The original version of the song was written by John Lennon in the Quarrymen days[1] and considered as a follow-up to “Please Please Me” in early 1963.[2] The song was not used until 1965 as Ringo Starr’s vocal piece for Rubber Soul. According to Lennon, “it was resurrected with a middle eight thrown in, probably with Paul’s help” for Rubber Soul.[1] Barry Miles also claimed that McCartney and Starr combined for the middle eight.[3] There is no formal middle eight in the song, though one chorus and one verse are extended; Ian MacDonald believes those longer sections were written by McCartney.[4] Starr contributed to the lyrics, his first-ever composing credit on a Beatles song. However, when asked what his contribution was to the song, Starr jokingly stated, “About five words, and I haven’t done a thing since.”[3] To his chagrin, the first pressing of the single accidentally omitted “Starkey” in the song-writing credit.

An early version was considered as a follow-up to “Please Please Me”, and the Beatles hoped to record it on 5 March 1963, but there was only time for the other songs recorded that night: “From Me to You”, “Thank You Girl”, and an early version of “One After 909”.[2]

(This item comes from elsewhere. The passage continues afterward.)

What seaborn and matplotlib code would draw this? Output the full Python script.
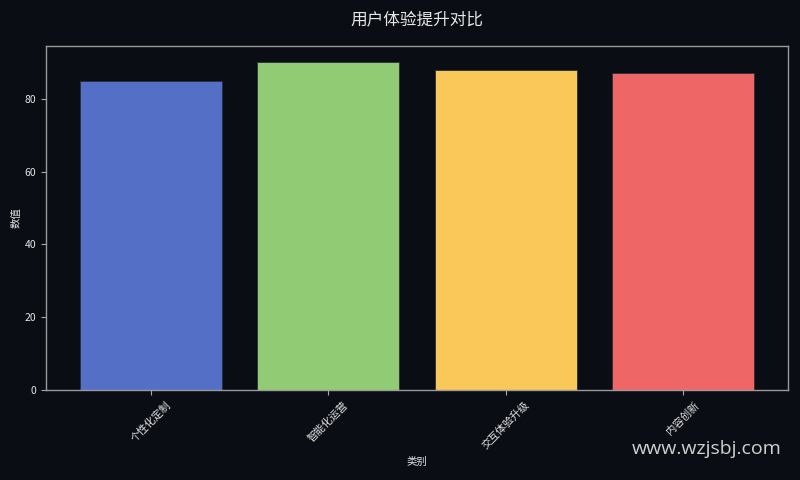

The Rubber Soul version was recorded in one take, with overdubs, on 4 November 1965. In the verse before the lead break after Starr sings “tell me why,” Lennon can be heard saying “We already told you why!” in reference to the Beatles’ “Tell Me Why” from the previous year. During this session the Beatles recorded a long (6:36) instrumental tune called “12-Bar Original” for lack of a better name.[5] “12-Bar Original” was not included on Rubber Soul, and was not commercially available until 1996 when an edited version of take 2 of this song was included on the Anthology 2 album.